*DATA SHOWN:*
---*---

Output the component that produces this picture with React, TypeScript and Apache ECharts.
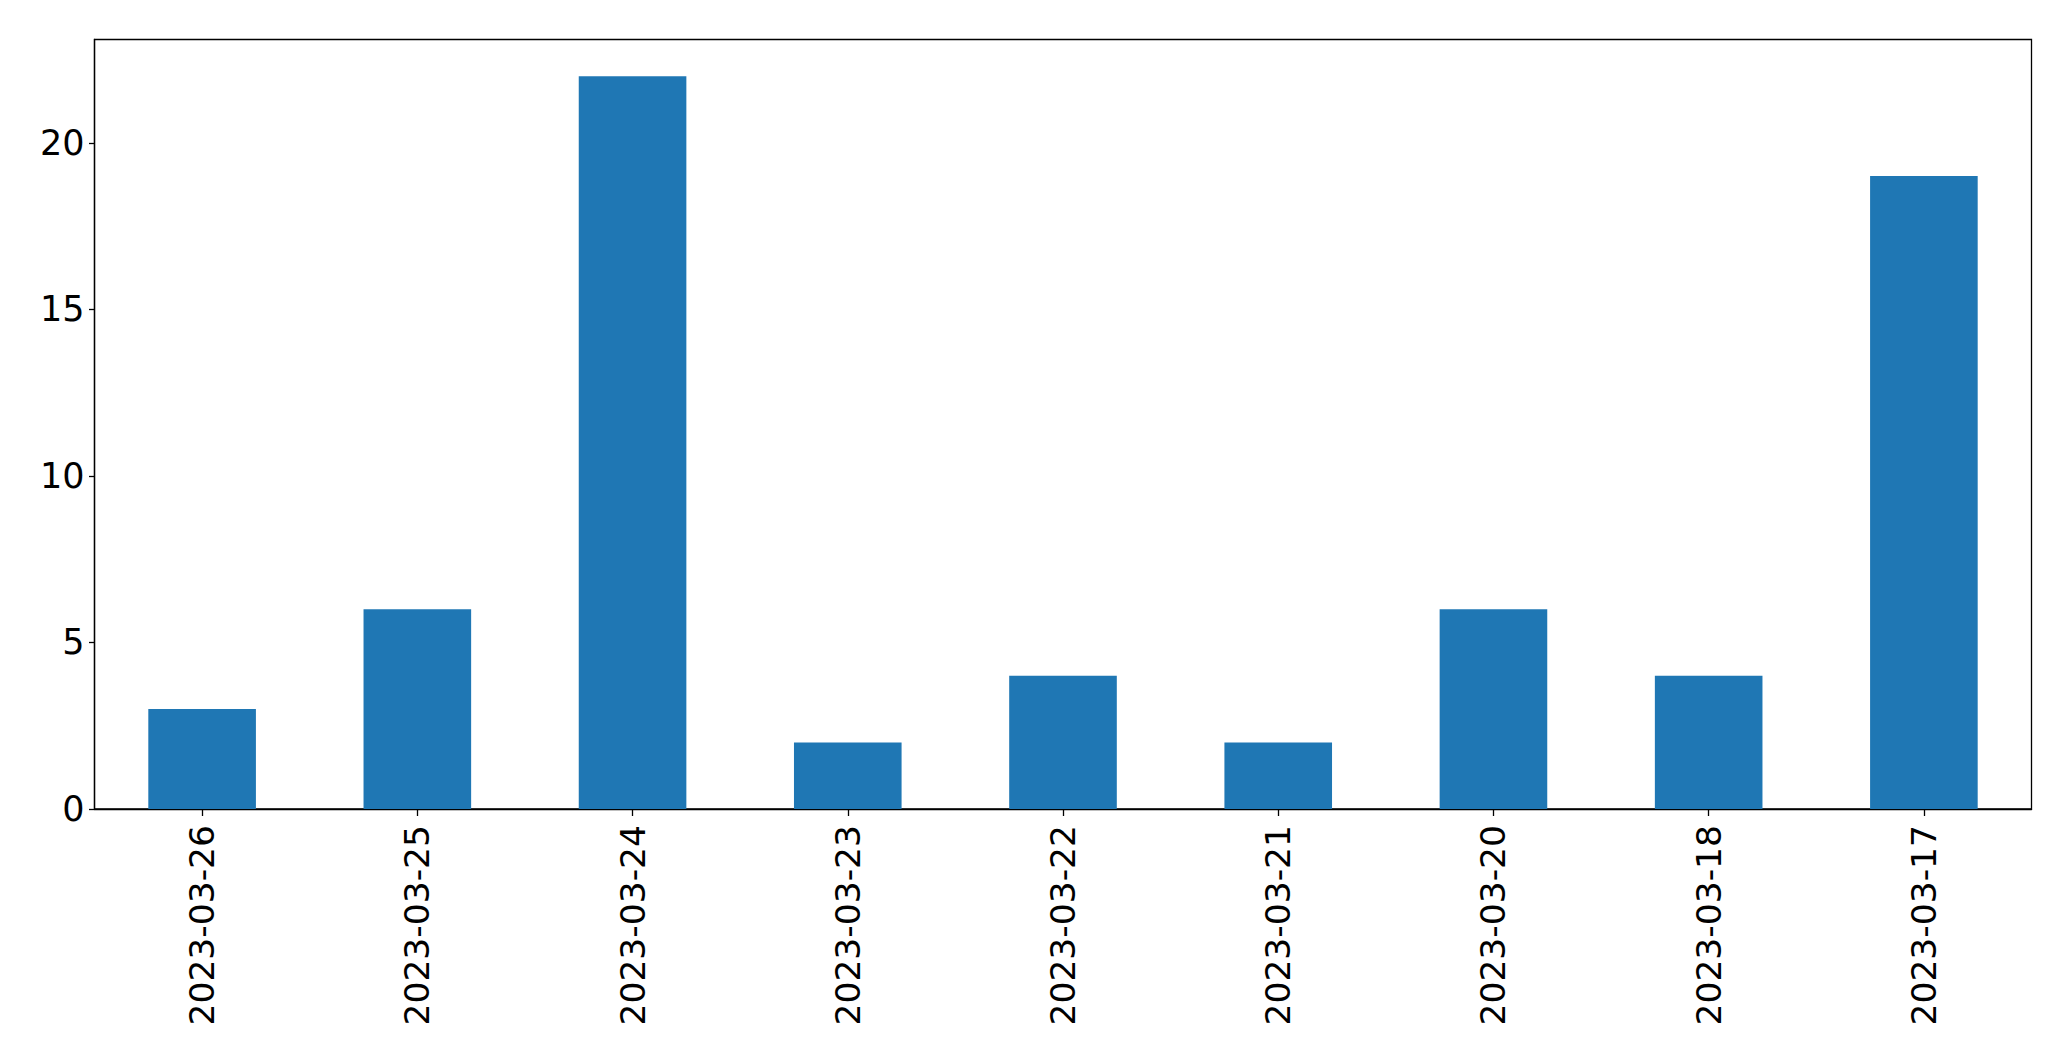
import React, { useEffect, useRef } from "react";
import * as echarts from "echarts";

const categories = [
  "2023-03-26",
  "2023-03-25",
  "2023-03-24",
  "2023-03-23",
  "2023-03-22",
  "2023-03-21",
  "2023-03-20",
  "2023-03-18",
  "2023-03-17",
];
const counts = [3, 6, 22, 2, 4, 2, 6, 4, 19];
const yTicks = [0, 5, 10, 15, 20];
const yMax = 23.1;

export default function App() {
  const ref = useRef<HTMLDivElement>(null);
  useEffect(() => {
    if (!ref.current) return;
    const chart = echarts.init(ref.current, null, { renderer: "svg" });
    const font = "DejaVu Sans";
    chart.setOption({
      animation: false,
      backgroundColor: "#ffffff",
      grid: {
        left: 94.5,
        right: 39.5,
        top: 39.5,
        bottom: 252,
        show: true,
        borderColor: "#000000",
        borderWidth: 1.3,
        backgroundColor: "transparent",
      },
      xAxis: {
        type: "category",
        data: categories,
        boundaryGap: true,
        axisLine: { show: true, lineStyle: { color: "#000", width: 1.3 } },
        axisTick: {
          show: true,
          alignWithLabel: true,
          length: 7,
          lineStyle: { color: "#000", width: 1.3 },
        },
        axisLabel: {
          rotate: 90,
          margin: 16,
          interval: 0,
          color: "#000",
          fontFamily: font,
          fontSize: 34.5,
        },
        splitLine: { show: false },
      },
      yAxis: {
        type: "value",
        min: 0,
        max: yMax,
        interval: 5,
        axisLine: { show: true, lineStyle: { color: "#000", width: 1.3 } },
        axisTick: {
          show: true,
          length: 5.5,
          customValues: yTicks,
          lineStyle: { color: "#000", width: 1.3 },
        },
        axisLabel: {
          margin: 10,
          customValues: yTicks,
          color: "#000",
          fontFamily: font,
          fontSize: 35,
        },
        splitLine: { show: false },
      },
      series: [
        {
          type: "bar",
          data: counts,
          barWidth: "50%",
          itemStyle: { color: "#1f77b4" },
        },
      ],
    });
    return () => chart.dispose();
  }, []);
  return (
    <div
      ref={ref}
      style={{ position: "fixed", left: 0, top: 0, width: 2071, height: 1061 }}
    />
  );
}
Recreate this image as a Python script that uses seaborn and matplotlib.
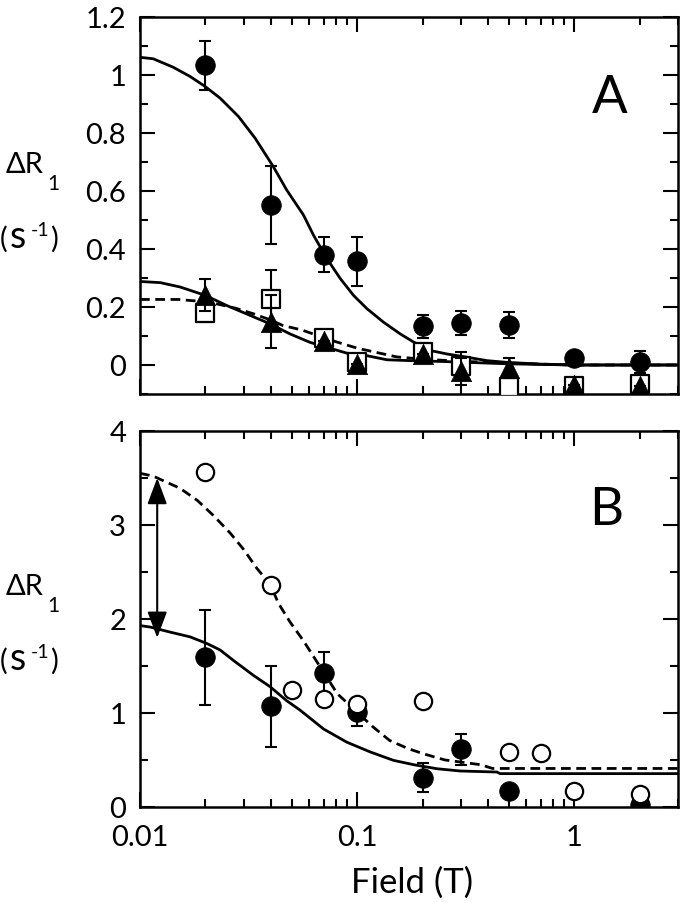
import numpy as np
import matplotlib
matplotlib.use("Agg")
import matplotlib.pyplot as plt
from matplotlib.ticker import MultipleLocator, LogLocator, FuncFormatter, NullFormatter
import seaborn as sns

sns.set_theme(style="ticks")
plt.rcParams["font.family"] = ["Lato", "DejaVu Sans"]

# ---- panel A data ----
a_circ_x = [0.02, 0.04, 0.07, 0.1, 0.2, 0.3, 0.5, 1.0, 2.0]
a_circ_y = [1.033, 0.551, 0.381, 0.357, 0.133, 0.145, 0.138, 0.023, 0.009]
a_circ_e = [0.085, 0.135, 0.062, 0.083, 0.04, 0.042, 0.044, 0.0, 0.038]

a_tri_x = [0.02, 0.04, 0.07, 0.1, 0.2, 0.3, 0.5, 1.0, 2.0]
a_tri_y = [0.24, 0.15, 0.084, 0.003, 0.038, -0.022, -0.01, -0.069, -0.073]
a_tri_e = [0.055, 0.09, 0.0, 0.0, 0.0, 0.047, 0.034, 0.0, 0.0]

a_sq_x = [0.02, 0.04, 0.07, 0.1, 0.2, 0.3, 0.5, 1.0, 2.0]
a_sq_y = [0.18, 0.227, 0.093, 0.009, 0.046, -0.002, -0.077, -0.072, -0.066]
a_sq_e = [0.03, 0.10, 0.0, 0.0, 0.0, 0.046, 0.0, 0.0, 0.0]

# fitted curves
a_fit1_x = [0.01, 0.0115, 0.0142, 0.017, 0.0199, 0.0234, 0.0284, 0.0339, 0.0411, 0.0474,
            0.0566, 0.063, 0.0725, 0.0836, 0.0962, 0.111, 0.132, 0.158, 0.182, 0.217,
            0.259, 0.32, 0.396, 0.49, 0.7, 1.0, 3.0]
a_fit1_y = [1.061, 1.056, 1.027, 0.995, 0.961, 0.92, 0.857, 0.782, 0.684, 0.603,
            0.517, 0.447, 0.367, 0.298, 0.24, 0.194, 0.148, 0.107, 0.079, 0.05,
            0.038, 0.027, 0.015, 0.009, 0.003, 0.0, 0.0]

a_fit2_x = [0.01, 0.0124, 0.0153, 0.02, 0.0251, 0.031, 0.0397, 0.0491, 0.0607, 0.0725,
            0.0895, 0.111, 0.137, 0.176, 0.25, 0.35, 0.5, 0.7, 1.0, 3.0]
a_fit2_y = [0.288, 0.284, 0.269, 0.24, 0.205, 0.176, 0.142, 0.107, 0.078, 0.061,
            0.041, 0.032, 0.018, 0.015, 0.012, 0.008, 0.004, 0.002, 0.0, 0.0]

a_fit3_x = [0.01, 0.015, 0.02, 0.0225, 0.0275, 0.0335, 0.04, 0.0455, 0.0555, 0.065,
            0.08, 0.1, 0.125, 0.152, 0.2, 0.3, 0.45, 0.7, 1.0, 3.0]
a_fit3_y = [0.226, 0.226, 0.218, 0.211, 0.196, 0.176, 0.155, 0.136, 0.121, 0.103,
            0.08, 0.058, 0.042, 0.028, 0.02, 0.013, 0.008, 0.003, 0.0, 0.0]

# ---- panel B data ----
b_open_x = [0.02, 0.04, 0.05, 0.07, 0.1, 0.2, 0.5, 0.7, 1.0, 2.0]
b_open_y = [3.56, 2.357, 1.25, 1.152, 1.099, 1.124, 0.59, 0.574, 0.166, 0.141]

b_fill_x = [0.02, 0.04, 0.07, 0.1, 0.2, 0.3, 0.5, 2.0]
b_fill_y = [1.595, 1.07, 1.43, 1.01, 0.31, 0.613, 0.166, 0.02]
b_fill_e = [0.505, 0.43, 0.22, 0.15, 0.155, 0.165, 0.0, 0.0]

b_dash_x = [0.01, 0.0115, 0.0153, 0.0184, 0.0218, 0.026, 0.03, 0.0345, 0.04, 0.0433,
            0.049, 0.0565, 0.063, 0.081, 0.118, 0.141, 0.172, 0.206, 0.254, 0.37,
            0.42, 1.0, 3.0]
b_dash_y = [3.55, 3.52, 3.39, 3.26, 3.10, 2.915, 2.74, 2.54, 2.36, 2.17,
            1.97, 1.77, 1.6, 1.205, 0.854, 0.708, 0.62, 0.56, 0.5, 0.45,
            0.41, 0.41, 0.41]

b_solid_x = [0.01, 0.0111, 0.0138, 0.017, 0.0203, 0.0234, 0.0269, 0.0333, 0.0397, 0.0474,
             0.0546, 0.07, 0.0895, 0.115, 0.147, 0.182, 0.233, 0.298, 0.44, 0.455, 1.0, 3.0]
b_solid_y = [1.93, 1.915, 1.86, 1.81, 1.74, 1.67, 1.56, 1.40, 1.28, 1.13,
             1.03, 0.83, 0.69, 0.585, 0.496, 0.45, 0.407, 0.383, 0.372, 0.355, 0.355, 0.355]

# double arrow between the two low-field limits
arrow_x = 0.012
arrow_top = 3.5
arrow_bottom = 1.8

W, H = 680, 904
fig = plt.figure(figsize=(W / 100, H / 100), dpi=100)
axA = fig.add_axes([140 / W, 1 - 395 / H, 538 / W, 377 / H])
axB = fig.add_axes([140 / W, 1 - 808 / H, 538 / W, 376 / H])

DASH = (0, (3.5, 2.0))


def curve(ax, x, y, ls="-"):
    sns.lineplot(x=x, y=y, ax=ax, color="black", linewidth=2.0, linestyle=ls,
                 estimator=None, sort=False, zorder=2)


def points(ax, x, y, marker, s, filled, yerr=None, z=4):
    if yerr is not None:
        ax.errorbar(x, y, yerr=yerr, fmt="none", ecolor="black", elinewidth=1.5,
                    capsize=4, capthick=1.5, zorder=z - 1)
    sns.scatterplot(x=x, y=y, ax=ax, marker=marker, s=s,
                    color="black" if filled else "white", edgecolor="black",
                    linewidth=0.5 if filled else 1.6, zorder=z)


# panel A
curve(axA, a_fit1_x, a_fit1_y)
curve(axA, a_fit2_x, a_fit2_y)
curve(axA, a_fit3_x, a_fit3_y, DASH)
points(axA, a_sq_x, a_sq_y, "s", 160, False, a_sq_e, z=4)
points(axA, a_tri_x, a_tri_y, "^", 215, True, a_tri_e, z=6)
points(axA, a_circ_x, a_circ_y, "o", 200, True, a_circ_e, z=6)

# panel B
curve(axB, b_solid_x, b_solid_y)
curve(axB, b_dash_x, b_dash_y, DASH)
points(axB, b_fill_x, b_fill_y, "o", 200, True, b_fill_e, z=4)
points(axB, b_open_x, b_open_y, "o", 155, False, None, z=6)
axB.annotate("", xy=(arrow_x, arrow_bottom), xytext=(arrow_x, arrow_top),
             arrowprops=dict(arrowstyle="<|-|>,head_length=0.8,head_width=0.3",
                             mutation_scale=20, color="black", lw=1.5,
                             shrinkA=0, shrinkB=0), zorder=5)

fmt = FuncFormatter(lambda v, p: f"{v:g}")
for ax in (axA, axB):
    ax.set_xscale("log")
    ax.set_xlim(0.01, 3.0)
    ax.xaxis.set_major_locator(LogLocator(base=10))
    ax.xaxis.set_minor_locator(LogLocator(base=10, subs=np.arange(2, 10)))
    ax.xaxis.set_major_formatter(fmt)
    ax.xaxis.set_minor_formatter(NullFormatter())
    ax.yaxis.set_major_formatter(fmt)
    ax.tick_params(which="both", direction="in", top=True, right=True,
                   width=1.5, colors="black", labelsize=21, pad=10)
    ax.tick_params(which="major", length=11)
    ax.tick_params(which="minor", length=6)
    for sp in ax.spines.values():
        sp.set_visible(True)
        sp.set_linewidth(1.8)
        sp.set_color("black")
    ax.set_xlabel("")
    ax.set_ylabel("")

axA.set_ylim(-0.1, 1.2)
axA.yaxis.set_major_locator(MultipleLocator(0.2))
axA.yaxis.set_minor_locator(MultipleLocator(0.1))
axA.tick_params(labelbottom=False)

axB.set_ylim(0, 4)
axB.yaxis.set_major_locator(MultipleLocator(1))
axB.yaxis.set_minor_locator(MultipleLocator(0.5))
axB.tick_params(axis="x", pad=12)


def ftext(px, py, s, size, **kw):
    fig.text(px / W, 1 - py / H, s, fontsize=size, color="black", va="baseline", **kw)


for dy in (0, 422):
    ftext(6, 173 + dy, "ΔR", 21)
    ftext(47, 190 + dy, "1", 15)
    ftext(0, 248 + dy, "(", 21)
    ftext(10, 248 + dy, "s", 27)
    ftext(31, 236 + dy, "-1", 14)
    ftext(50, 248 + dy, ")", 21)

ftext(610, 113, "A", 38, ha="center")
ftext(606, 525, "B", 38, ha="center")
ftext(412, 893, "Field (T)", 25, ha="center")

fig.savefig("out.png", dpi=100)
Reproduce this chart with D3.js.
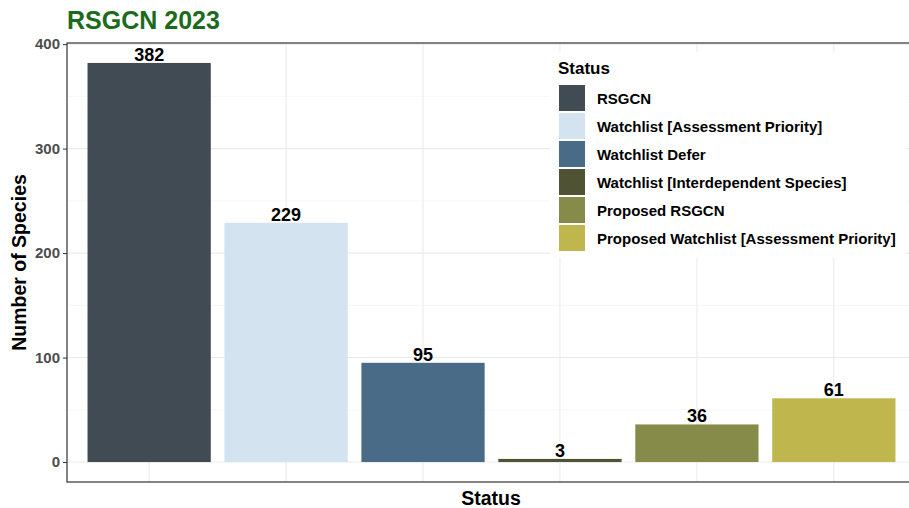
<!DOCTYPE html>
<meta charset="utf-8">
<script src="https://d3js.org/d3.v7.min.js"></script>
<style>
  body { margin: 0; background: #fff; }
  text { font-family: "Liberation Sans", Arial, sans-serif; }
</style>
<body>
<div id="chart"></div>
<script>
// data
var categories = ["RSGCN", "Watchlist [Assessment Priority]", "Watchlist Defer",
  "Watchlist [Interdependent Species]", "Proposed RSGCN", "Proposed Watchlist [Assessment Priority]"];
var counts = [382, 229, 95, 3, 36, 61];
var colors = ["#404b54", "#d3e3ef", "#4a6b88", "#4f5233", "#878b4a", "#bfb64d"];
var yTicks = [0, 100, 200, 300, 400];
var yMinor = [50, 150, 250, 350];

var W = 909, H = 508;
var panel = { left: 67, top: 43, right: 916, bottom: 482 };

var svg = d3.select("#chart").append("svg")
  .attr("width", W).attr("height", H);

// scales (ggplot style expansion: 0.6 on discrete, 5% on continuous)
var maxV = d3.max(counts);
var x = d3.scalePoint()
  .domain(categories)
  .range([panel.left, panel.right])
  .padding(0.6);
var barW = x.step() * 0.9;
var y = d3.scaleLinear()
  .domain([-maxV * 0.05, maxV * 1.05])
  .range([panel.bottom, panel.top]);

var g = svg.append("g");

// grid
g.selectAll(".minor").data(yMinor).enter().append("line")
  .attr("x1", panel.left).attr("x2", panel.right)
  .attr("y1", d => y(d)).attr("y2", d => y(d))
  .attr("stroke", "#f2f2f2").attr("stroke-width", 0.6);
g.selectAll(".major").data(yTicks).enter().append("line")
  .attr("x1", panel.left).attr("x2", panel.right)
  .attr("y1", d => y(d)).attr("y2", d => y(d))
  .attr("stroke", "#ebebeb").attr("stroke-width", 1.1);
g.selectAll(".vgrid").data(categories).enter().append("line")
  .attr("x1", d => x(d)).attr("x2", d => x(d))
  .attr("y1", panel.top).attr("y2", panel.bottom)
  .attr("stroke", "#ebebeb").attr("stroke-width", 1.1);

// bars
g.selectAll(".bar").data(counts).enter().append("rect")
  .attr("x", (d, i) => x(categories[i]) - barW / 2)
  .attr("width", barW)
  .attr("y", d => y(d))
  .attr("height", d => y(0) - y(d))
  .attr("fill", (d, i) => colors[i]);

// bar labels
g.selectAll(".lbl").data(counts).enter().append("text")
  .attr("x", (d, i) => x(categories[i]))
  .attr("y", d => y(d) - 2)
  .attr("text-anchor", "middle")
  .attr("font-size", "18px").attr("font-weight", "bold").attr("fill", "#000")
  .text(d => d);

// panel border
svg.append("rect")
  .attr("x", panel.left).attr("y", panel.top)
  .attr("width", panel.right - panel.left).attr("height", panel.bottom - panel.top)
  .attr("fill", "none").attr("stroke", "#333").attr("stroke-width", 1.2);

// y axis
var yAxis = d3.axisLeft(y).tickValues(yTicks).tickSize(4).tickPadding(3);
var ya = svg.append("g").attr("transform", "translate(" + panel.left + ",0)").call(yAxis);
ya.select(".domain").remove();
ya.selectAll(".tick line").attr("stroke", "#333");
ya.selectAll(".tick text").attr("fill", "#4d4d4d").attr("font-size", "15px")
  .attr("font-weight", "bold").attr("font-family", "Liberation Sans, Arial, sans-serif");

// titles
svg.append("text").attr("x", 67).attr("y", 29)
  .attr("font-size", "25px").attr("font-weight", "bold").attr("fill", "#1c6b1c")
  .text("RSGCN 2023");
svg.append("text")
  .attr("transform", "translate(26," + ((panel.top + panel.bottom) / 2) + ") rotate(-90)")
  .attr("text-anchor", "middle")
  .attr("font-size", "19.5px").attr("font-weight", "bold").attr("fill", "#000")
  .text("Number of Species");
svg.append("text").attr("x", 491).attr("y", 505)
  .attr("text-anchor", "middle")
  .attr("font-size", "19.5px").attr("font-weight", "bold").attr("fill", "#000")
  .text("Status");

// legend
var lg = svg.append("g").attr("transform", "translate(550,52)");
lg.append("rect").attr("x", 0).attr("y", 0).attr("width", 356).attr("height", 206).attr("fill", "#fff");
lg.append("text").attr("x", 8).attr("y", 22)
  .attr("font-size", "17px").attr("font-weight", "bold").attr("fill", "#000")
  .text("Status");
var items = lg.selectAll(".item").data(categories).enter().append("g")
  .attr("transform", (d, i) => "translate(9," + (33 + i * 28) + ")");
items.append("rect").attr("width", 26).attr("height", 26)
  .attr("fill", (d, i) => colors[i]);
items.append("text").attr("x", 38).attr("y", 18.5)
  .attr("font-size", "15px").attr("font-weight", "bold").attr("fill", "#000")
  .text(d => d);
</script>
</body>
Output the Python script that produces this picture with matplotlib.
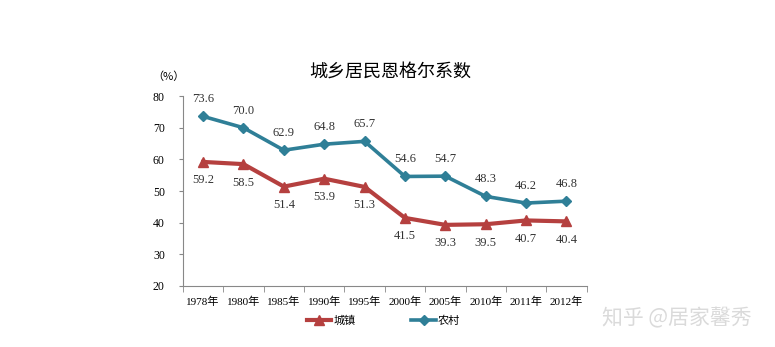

---*---

Pictures stay out. Print the data exactly, from its first line through the line containing "const yMax = 23.1;".

Output the component that produces this picture with React, TypeScript and Apache ECharts.
import React, { useEffect, useRef } from "react";
import * as echarts from "echarts";

const categories = [
  "2023-03-26",
  "2023-03-25",
  "2023-03-24",
  "2023-03-23",
  "2023-03-22",
  "2023-03-21",
  "2023-03-20",
  "2023-03-18",
  "2023-03-17",
];
const counts = [3, 6, 22, 2, 4, 2, 6, 4, 19];
const yTicks = [0, 5, 10, 15, 20];
const yMax = 23.1;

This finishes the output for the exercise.